What is required: Track down the lines that contain "chart" and copy them.

Supplied material:
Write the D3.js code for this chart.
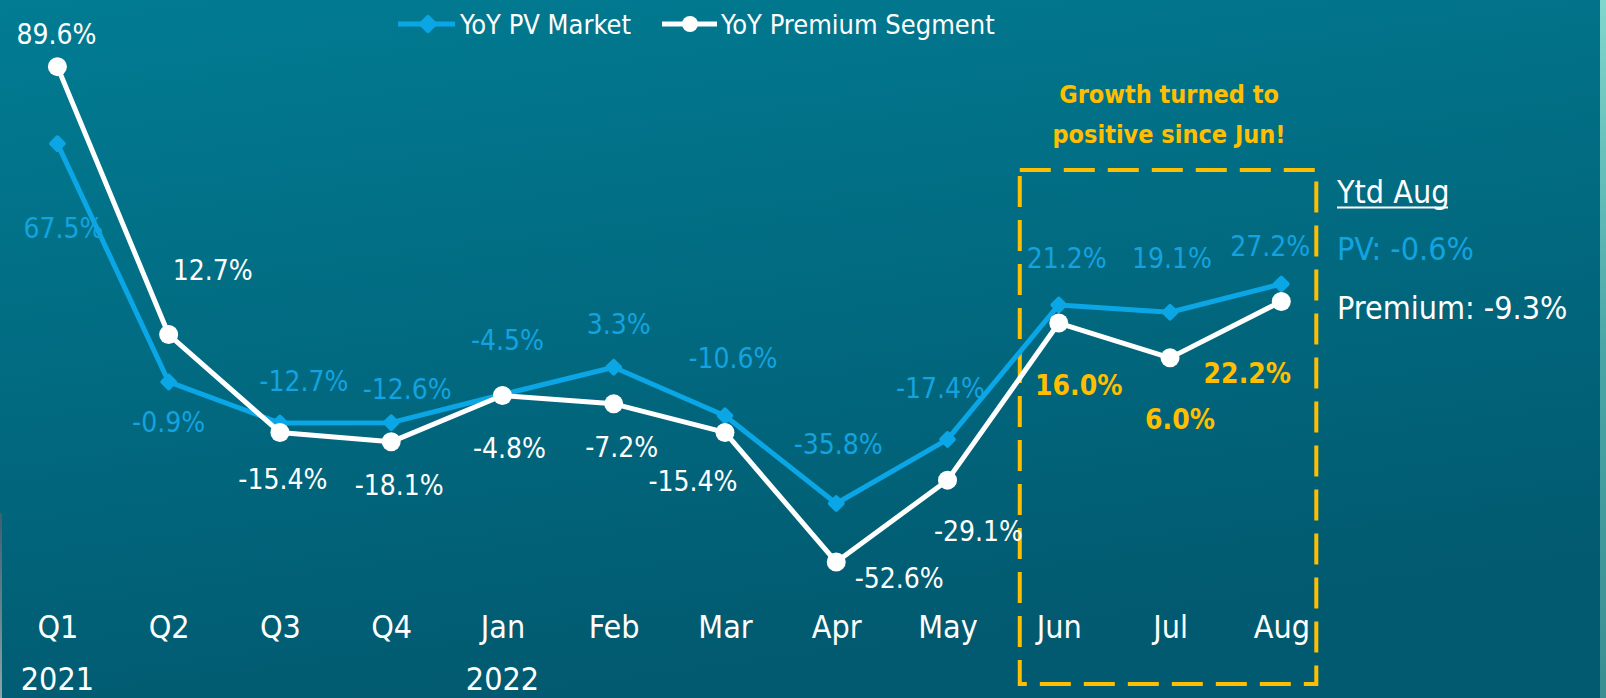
<!DOCTYPE html>
<meta charset="utf-8">
<head>
<style>
  html, body { margin: 0; padding: 0; background: #016a80; }
  svg { display: block; }
  text { font-family: "DejaVu Sans Condensed", "Liberation Sans Narrow", "DejaVu Sans", sans-serif; font-stretch: condensed; }
</style>
<script src="https://cdn.jsdelivr.net/npm/d3@7"></script>
</head>
<body>
<svg id="chart"></svg>
<script>

// chart values
const categories = ["Q1", "Q2", "Q3", "Q4", "Jan", "Feb", "Mar", "Apr", "May", "Jun", "Jul", "Aug"]
const yearLabels = ["2021", "", "", "", "2022", "", "", "", "", "", "", ""]
const pvMarket = [67.5, -0.9, -12.7, -12.6, -4.5, 3.3, -10.6, -35.8, -17.4, 21.2, 19.1, 27.2]
const premiumSegment = [89.6, 12.7, -15.4, -18.1, -4.8, -7.2, -15.4, -52.6, -29.1, 16.0, 6.0, 22.2]
const highlighted = ["Jun", "Jul", "Aug"]
const seriesNames = ["YoY PV Market", "YoY Premium Segment"]
const ytdTitle = "Ytd Aug"
const ytdLines = ["PV: -0.6%", "Premium: -9.3%"]
const note = ["Growth turned to", "positive since Jun!"]

// label offsets from each point (layout only)
const pvLabelOffset = [[6, 84], [0, 40], [24, -42], [16, -34], [5, -55], [5, -43], [8, -58], [2, -60], [-7, -51], [8, -47], [2, -54], [-11, -38]]
const premLabelOffset = [[-1, -33], [44, -65], [3, 46], [8, 43], [7, 52], [8, 43], [-32, 48], [63, 16], [31, 51], [20, 62], [10, 61], [-34, 71]]

const width = 1606, height = 698
const blue = "#0aa6e6", blueText = "#12a3e0", yellow = "#ffbe00"

let svg = d3.select("#chart").attr("width", width).attr("height", height)

// background
let defs = svg.append("defs")
let grad = defs.append("linearGradient").attr("id", "bg")
    .attr("x1", "0").attr("y1", "0").attr("x2", "0.3").attr("y2", "1")
grad.append("stop").attr("offset", "0").attr("stop-color", "#017c93")
grad.append("stop").attr("offset", "1").attr("stop-color", "#015a70")
svg.append("rect").attr("width", width).attr("height", height).attr("fill", "url(#bg)")

let edge = defs.append("linearGradient").attr("id", "edge")
    .attr("x1", "0").attr("y1", "0").attr("x2", "0").attr("y2", "1")
edge.append("stop").attr("offset", "0").attr("stop-color", "#7fd6cc")
edge.append("stop").attr("offset", "0.5").attr("stop-color", "#4aa6a6")
edge.append("stop").attr("offset", "1").attr("stop-color", "#3a8e92")
svg.append("rect").attr("x", 1600).attr("width", 6).attr("height", height).attr("fill", "url(#edge)")

let leftEdge = defs.append("linearGradient").attr("id", "leftEdge")
    .attr("x1", "0").attr("y1", "0").attr("x2", "0").attr("y2", "1")
leftEdge.append("stop").attr("offset", "0").attr("stop-color", "#3d5f6c")
leftEdge.append("stop").attr("offset", "1").attr("stop-color", "#8fa3aa")
svg.append("rect").attr("x", 0).attr("y", 513).attr("width", 2).attr("height", height - 513).attr("fill", "url(#leftEdge)")

// scales
let x = d3.scalePoint().domain(categories).range([57.4, 1281.3])
let y = d3.scaleLinear().domain([-60, 100]).range([587.8, 30.4])

// highlight box
let first = highlighted[0], last = highlighted[highlighted.length - 1]
svg.append("rect")
    .attr("x", x(first) - 39)
    .attr("y", 170)
    .attr("width", x(last) - x(first) + 74)
    .attr("height", 514)
    .attr("fill", "none")
    .attr("stroke", yellow)
    .attr("stroke-width", 4)
    .attr("stroke-dasharray", "31 13")

svg.append("g").selectAll("text")
    .data(note)
    .enter().append("text")
    .attr("x", (x(first) + x(last)) / 2 - 1)
    .attr("y", (d, i) => 103 + i * 40)
    .attr("text-anchor", "middle")
    .attr("fill", yellow)
    .attr("font-weight", "bold")
    .attr("font-size", 25)
    .text(d => d)

// lines
let line = d3.line().x((d, i) => x(categories[i])).y(d => y(d))

svg.append("path").datum(pvMarket)
    .attr("d", line).attr("fill", "none")
    .attr("stroke", blue).attr("stroke-width", 5).attr("stroke-linejoin", "round")

svg.append("g").selectAll("rect")
    .data(pvMarket)
    .enter().append("rect")
    .attr("x", -6.5).attr("y", -6.5).attr("width", 13).attr("height", 13).attr("rx", 2)
    .attr("fill", blue)
    .attr("transform", (d, i) => `translate(${x(categories[i])},${y(d)}) rotate(45)`)

svg.append("path").datum(premiumSegment)
    .attr("d", line).attr("fill", "none")
    .attr("stroke", "white").attr("stroke-width", 5).attr("stroke-linejoin", "round")

svg.append("g").selectAll("circle")
    .data(premiumSegment)
    .enter().append("circle")
    .attr("cx", (d, i) => x(categories[i]))
    .attr("cy", d => y(d))
    .attr("r", 9.5)
    .attr("fill", "white")

// data labels
function fmt(v) { return v.toFixed(1) + "%" }

svg.append("g").selectAll("text")
    .data(pvMarket)
    .enter().append("text")
    .attr("x", (d, i) => x(categories[i]) + pvLabelOffset[i][0])
    .attr("y", (d, i) => y(d) + pvLabelOffset[i][1])
    .attr("dy", "0.36em")
    .attr("text-anchor", "middle")
    .attr("fill", blueText)
    .attr("font-size", 28)
    .text(fmt)

svg.append("g").selectAll("text")
    .data(premiumSegment)
    .enter().append("text")
    .attr("x", (d, i) => x(categories[i]) + premLabelOffset[i][0])
    .attr("y", (d, i) => y(d) + premLabelOffset[i][1])
    .attr("dy", "0.36em")
    .attr("text-anchor", "middle")
    .attr("fill", (d, i) => highlighted.includes(categories[i]) ? yellow : "white")
    .attr("font-weight", (d, i) => highlighted.includes(categories[i]) ? "bold" : "normal")
    .attr("font-size", 28)
    .text(fmt)

// x axis
let axis = svg.append("g")
    .attr("transform", `translate(0,638)`)
    .call(d3.axisBottom(x).tickSize(0).tickPadding(0))
axis.select(".domain").remove()
axis.selectAll("text")
    .attr("y", 0).attr("dy", 0)
    .attr("fill", "white")
    .attr("font-size", 32)
    .style("font-family", null)

svg.append("g").selectAll("text")
    .data(yearLabels)
    .enter().append("text")
    .attr("x", (d, i) => x(categories[i]))
    .attr("y", 690)
    .attr("text-anchor", "middle")
    .attr("fill", "white")
    .attr("font-size", 32)
    .text(d => d)

// legend
let legend = svg.append("g")
let lg1 = legend.append("g").attr("transform", "translate(398,24)")
lg1.append("line").attr("x1", 0).attr("x2", 57).attr("stroke", blue).attr("stroke-width", 5)
lg1.append("rect").attr("x", -7).attr("y", -7).attr("width", 14).attr("height", 14).attr("rx", 2)
    .attr("fill", blue).attr("transform", "translate(30,0) rotate(45)")
lg1.append("text").attr("x", 62).attr("dy", "0.36em").attr("fill", "white").attr("font-size", 27).text(seriesNames[0])

let lg2 = legend.append("g").attr("transform", "translate(662,24)")
lg2.append("line").attr("x1", 0).attr("x2", 55).attr("stroke", "white").attr("stroke-width", 5)
lg2.append("circle").attr("cx", 28).attr("r", 8).attr("fill", "white")
lg2.append("text").attr("x", 59).attr("dy", "0.36em").attr("fill", "white").attr("font-size", 27).text(seriesNames[1])

// ytd box
let ytd = svg.append("g").attr("transform", "translate(1337,0)")
ytd.append("text").attr("y", 203).attr("fill", "white").attr("font-size", 32)
    .text(ytdTitle)
ytd.append("line").attr("x1", 0).attr("x2", 111).attr("y1", 207.5).attr("y2", 207.5)
    .attr("stroke", "white").attr("stroke-width", 2)
ytd.selectAll(".ytdline")
    .data(ytdLines)
    .enter().append("text")
    .attr("class", "ytdline")
    .attr("y", (d, i) => 260 + i * 59)
    .attr("fill", (d, i) => i == 0 ? blueText : "white")
    .attr("font-size", 32)
    .text(d => d)

</script>
</body>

Exercise output:
Write the D3.js code for this chart.
<svg id="chart"></svg>
// chart values
let svg = d3.select("#chart").attr("width", width).attr("height", height)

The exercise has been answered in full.